Picard attempted to rebut the presumption against extraterritorial application by turning to section 541 of the Code, which defines “property of the estate” as property “wherever located and by whomever held.” Judge Rakoff, while noting that Picard’s argument was “clever,” was not persuaded, reasoning that, under prevailing Second Circuit precedent,3 allegedly fraudulently transferred property does not become “property of the estate” until it has successfully been recovered by a trustee,which had not happened in this case. Furthermore, the Court noted that the inclusion of the “wherever located” language in section 541 – but its absence in section 550 – undermined the trustee’s argument that section 550 was intended to apply extraterritorially. Thus, section 541 did not aid the trustee in convincing the Court that the property was subject to recovery under section 550.

Having dismissed the trustee’s claims on a statutory reading of section 550, Judge Rakoff further dismissed the trustee’s claims on the alternative grounds that extraterritorial application of section 550 would violate the principles of international comity. Noting that various foreign feeder funds already were in liquidation proceedings in their home jurisdictions, Judge Rakoff concluded that the trustee was using SIPA to “reach around” such foreign liquidations, in violation of comity principles.

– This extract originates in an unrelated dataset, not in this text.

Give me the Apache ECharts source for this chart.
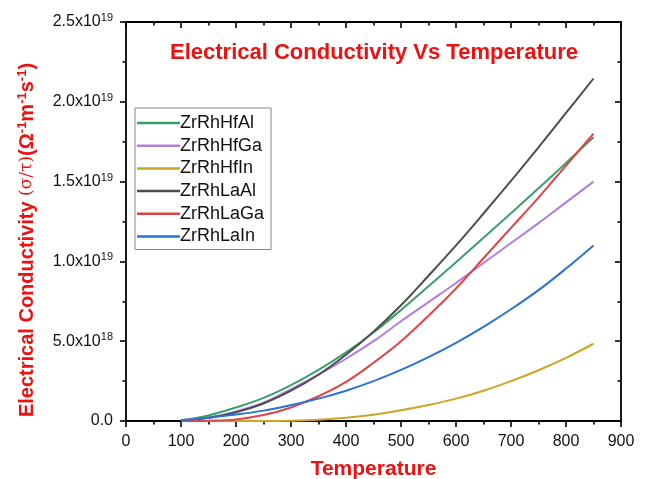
<!DOCTYPE html>
<html>
<head>
<meta charset="utf-8">
<script src="https://cdn.jsdelivr.net/npm/echarts@6/dist/echarts.min.js"></script>
<style>
  html, body { margin: 0; padding: 0; background: #fff; }
  #chart { width: 646px; height: 479px; }
</style>
</head>
<body>
<div id="chart"></div>
<script>
// temperatures (x) and conductivity values in units of 1e19
const temps = [100, 150, 200, 250, 300, 350, 400, 450, 500, 550, 600, 650, 700, 750, 800, 850];
const seriesNames = ['ZrRhHfAl', 'ZrRhHfGa', 'ZrRhHfIn', 'ZrRhLaAl', 'ZrRhLaGa', 'ZrRhLaIn'];
const zrRhHfAl = [0.005, 0.035, 0.085, 0.145, 0.225, 0.32, 0.43, 0.555, 0.695, 0.845, 0.995, 1.148, 1.302, 1.458, 1.617, 1.778];
const zrRhHfGa = [0.005, 0.02, 0.06, 0.115, 0.20, 0.29, 0.39, 0.50, 0.625, 0.745, 0.865, 0.99, 1.115, 1.24, 1.37, 1.50];
const zrRhHfIn = [0, 0, 0, 0, 0.002, 0.008, 0.02, 0.039, 0.067, 0.10, 0.14, 0.19, 0.25, 0.318, 0.396, 0.484];
const zrRhLaAl = [0.003, 0.02, 0.055, 0.11, 0.19, 0.29, 0.415, 0.56, 0.725, 0.91, 1.10, 1.30, 1.505, 1.715, 1.93, 2.146];
const zrRhLaGa = [0, 0.002, 0.01, 0.037, 0.085, 0.155, 0.245, 0.365, 0.50, 0.66, 0.83, 1.02, 1.21, 1.40, 1.60, 1.80];
const zrRhLaIn = [0.004, 0.02, 0.04, 0.065, 0.10, 0.14, 0.19, 0.25, 0.32, 0.40, 0.49, 0.59, 0.70, 0.82, 0.955, 1.10];
const yTickLabels = ['0.0', '5.0x10{s|18}', '1.0x10{s|19}', '1.5x10{s|19}', '2.0x10{s|19}', '2.5x10{s|19}'];
const colors = ['#3b9f6c', '#b07ee0', '#d0a424', '#4d4d4d', '#e04545', '#2a74d4'];

const allValues = [zrRhHfAl, zrRhHfGa, zrRhHfIn, zrRhLaAl, zrRhLaGa, zrRhLaIn];
const FONT = 'Liberation Sans, Arial, sans-serif';
const RED = '#ee1111';

const chart = echarts.init(document.getElementById('chart'), null, { renderer: 'canvas' });

const axisLine = { show: true, onZero: false, lineStyle: { color: '#000', width: 1.8 } };
const tickStyle = { color: '#000', width: 1.6 };

const option = {
  backgroundColor: '#fff',
  animation: false,
  title: {
    text: 'Electrical Conductivity Vs Temperature',
    left: 369,
    top: 37,
    textAlign: 'center',
    textStyle: { color: RED, fontFamily: FONT, fontWeight: 'bold', fontSize: 22 }
  },
  grid: { left: 126, right: 25, top: 22, bottom: 58, outerBoundsMode: 'none' },
  legend: {
    orient: 'vertical',
    left: 135,
    top: 108,
    padding: [6, 7, 4, 2],
    itemGap: 4.7,
    itemWidth: 43,
    itemHeight: 2.5,
    icon: 'rect',
    borderColor: '#888',
    borderWidth: 1,
    textStyle: { color: '#111', fontFamily: FONT, fontSize: 18, lineHeight: 18, padding: [0, 0, 0, -5] },
    data: seriesNames
  },
  graphic: [{
    type: 'text',
    x: 27,
    y: 240,
    rotation: Math.PI / 2,
    style: {
      text: '{b|Electrical Conductivity }{n|(σ/τ)}{b|(Ω}{s|-1}{b|m}{s|-1}{b|s}{s|-1}{b|)}',
      align: 'center',
      verticalAlign: 'middle',
      rich: {
        b: { fill: RED, fontFamily: FONT, fontWeight: 'bold', fontSize: 20 },
        n: { fill: RED, fontFamily: 'DejaVu Serif, serif', fontSize: 17 },
        s: { fill: RED, fontFamily: FONT, fontWeight: 'bold', fontSize: 13, padding: [0, 0, 9, 0] }
      }
    }
  }],
  xAxis: [{
    type: 'value',
    min: 0,
    max: 900,
    interval: 100,
    name: 'Temperature',
    nameLocation: 'middle',
    nameGap: 38,
    nameTextStyle: { color: RED, fontFamily: FONT, fontWeight: 'bold', fontSize: 21 },
    axisLine: axisLine,
    axisTick: { show: true, inside: false, length: 6, lineStyle: tickStyle },
    minorTick: { show: true, splitNumber: 2, length: 3.5, lineStyle: tickStyle },
    axisLabel: { color: '#111', fontFamily: FONT, fontSize: 16, margin: 13 },
    splitLine: { show: false }
  }, {
    type: 'value',
    position: 'top',
    min: 0,
    max: 900,
    interval: 100,
    axisLine: axisLine,
    axisTick: { show: true, inside: true, length: 6, lineStyle: tickStyle },
    minorTick: { show: true, splitNumber: 2, length: 3.5, lineStyle: tickStyle },
    axisLabel: { show: false },
    splitLine: { show: false }
  }],
  yAxis: [{
    type: 'value',
    min: 0,
    max: 2.5,
    interval: 0.5,
    axisLine: axisLine,
    axisTick: { show: true, inside: false, length: 6, lineStyle: tickStyle },
    minorTick: { show: true, splitNumber: 2, length: 3.5, lineStyle: tickStyle },
    axisLabel: {
      color: '#111',
      fontFamily: FONT,
      fontSize: 16,
      margin: 13,
      formatter: function (v) {
        return yTickLabels[Math.round(v / 0.5)];
      },
      rich: {
        s: { fontSize: 11, fontFamily: FONT, color: '#111', padding: [0, 0, 8, 0] }
      }
    },
    splitLine: { show: false }
  }, {
    type: 'value',
    position: 'right',
    min: 0,
    max: 2.5,
    interval: 0.5,
    axisLine: axisLine,
    axisTick: { show: true, inside: true, length: 6, lineStyle: tickStyle },
    minorTick: { show: true, splitNumber: 2, length: 3.5, lineStyle: tickStyle },
    axisLabel: { show: false },
    splitLine: { show: false }
  }],
  series: seriesNames.map(function (name, i) {
    return {
      name: name,
      type: 'line',
      xAxisIndex: 0,
      yAxisIndex: 0,
      smooth: 0.4,
      symbol: 'none',
      color: colors[i],
      lineStyle: { width: 2, color: colors[i] },
      data: temps.map(function (t, j) { return [t, allValues[i][j]]; })
    };
  })
};

chart.setOption(option);
</script>
</body>
</html>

The Court found that those foreign jurisdictions “have a greater interest in applying their own laws than does the United States.” While noting the potential risk of a U.S. debtor fraudulently transferring its assets offshore to avoid U.S. bankruptcy law, the Court stated that such a risk was outweighed by the danger of “international discord.”


Although the Court’s decision provides some comfort to foreign businesses who have received property that originated with U.S. debtors, the decision is not without its limits, as the individual circumstances of a particular transfer may warrant application of the statute. If the Court’s decision is left intact, it will undoubtedly have a widespread impact, as U.S. debtors increasingly have international ties. Non-U.S. creditors should be on watch for the next move,as the trustee determines whether to appeal Judge Rakoff’s decision.